The British Educational Suppliers Association’s (BESA) Resource Our Schools campaign is dedicated to ensuring that every school has access to the resources they need to deliver the education that our children deserve.
The campaign, which has attracted support from the National Association of Head Teachers (NAHT) and numerous subject associations, was launched in May following procurement research published by BESA that showed primary schools were spending 3.7 per cent less on resources than last year, and secondary schools were spending 5.7 per cent less. ICT in secondary schools was being hit the hardest, with a year-on-year decline in expenditure of 7.5 per cent.
We spoke to Cleo Fatoorehchi, Communications Coordinator at BESA, to find out more about Resource Our Schools, its goals and how the industry can get involved…
Tell us about the Resource Our Schools campaign and why it came about…
BESA launched the Resource Our Schools campaign in May 2017 to raise awareness of schools’ need to be properly resourced to ensure they can deliver the education that school children deserve.
BESA has been monitoring procurement trends in UK schools for decades, and expenditure on school resources is now lower than at any time in the last 10 years. Our latest research, published in early July, found that the overall forecast for resources expenditure across UK schools decreased by 5.5% in 2017 – a further decline on 2016, when expenditure went down 4.7%.
The figures have a tangible impact on children’s lives, since many schools have had to ask parents to contribute towards resources to bridge funding gaps. Moreover, the Department for Education’s report on pupils’ attainment, published last week, shows a positive link between spending more on learning resources and attainment.
What are the main areas of equipment shortage and how does this vary by education level (primary, secondary, etc)?
Sadly, all of the areas of equipment are facing the shortage: teaching aids and equipment, furniture, ICT and in a lesser extent stationary, and we see this across primary and secondary schools. ICT spending is being hit the hardest; it went down 3.9% in primary school in 2016/17, and 7.5% in secondary schools.
What are the root causes of the current issues faced by schools when it comes to supplies and equipment?

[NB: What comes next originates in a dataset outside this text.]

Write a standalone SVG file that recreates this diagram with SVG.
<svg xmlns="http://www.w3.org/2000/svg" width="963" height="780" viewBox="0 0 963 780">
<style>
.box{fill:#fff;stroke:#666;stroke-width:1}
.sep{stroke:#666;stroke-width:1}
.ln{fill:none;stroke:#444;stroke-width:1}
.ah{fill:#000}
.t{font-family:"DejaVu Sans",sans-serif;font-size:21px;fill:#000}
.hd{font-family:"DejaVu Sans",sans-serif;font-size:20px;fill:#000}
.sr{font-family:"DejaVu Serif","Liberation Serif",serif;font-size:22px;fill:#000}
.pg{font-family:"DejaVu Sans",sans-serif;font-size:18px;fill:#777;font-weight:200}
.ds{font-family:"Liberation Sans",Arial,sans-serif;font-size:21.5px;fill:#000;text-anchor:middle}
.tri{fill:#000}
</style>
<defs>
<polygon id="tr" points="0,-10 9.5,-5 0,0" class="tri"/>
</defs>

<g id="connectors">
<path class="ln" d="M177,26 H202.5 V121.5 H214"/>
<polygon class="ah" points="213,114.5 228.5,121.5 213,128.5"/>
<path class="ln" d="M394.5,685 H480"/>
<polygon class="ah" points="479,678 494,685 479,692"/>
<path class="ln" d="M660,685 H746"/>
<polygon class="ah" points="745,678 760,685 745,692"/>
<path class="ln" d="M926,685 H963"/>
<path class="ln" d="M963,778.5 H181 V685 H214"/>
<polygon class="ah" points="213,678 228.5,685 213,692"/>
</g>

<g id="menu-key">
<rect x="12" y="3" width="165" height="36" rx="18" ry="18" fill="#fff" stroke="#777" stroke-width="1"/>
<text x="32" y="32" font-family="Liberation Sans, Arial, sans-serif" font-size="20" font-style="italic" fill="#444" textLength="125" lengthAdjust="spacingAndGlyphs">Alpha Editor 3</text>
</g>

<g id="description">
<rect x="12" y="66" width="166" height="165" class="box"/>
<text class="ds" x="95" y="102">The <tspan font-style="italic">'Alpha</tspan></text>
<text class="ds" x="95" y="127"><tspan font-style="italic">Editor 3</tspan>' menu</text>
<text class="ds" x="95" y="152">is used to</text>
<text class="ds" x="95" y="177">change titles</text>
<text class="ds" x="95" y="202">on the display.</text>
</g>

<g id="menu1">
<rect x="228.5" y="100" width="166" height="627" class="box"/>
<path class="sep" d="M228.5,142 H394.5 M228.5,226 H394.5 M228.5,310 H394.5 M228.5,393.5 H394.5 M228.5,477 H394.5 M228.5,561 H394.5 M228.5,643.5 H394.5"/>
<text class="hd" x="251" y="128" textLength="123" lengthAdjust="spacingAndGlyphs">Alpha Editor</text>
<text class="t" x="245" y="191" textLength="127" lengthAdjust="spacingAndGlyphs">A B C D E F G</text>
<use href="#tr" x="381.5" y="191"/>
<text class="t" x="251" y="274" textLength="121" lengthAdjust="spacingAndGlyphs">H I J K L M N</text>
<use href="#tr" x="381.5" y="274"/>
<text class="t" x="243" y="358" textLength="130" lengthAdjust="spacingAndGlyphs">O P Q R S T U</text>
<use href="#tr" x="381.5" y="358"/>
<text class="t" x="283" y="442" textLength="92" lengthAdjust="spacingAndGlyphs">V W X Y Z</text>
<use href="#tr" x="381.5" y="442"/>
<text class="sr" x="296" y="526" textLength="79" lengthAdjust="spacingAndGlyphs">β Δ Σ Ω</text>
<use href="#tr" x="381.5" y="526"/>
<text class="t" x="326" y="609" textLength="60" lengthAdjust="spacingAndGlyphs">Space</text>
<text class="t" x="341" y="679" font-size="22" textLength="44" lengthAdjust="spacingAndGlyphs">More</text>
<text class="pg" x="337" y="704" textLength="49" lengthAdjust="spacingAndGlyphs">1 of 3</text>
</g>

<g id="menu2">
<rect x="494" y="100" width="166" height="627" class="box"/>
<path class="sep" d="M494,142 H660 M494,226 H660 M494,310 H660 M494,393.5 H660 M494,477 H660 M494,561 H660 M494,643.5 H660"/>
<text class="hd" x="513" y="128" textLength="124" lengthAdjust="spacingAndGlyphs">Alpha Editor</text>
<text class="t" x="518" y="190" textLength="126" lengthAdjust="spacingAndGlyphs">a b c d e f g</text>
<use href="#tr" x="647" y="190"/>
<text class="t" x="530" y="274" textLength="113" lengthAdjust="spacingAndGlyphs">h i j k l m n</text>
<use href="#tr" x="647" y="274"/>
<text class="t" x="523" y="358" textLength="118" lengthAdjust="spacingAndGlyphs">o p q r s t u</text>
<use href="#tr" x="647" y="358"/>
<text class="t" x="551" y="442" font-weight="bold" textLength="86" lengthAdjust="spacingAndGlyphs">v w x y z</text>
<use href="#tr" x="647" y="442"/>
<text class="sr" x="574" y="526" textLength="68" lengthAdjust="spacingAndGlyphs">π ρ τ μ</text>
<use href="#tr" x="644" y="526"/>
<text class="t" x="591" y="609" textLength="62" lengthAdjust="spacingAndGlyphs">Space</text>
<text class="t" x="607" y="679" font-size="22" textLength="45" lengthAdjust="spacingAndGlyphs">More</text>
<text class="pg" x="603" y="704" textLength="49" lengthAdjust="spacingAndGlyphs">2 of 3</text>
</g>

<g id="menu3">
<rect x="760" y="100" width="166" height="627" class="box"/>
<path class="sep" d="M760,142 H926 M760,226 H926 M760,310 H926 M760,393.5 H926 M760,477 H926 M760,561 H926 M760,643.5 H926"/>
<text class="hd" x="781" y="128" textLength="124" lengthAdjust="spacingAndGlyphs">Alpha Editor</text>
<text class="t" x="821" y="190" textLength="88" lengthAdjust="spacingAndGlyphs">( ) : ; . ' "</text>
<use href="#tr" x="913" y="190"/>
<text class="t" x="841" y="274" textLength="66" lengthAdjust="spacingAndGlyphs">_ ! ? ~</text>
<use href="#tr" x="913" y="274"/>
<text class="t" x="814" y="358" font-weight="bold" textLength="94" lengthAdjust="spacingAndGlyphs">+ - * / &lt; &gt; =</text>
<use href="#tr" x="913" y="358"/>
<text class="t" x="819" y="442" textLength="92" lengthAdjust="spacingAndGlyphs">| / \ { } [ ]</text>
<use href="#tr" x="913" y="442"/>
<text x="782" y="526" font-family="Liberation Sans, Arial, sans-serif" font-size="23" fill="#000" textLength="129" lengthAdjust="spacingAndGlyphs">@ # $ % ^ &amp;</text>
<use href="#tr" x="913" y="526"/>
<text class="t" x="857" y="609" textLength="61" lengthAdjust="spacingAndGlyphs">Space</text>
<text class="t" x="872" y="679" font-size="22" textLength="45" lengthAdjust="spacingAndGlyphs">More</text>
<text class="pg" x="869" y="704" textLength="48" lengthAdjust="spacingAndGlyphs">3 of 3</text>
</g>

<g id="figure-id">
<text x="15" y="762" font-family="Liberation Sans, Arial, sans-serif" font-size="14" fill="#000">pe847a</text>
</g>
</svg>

The root cause of these difficulties is the lack of funding. The lack of government support means schools have to make unprecedented cuts to their budgets. Even with the additional £1.3bn in school funding announced by the Department for Education last month, it doesn’t seem the picture will be much brighter. The Institute for Fiscal Studies quickly calculated that the additional funding means a real terms cut of nearly 5% until 2019.
Justine Greening, the Secretary of State for Education, is being very vocal about how schools need more funding, so hopefully the government will listen to her.
Will BESA be engaged with the government as part of the campaign?
We already work with the Department for Education on a regular basis, on a variety of topics. We have been delighted to find a receptive ear in Justine Greening since she took up her role last year, so we can hope she will convince the government to invest more in schools.
How can schools suppliers get involved in the Resource Our Schools campaign? And can parents and teachers help?
Everybody is invited to sign our statement for every school to have access to the resources they need to deliver the education that our children deserve.
The more parents and teachers join our campaign, the better we will be in a position to show the government that school budget cuts affect everyone in society, not just schools suppliers.
What other industry initiatives is BESA currently involved with?
We support the parent-led movement Save Our Schools. On 6 July it led a delegation of children to 10 Downing Street, accompanied by the comedian Steve Coogan.
We would be delighted to join forces with more of such groups, to make sure that their asks for school funding mention the importance of resources in children’s education.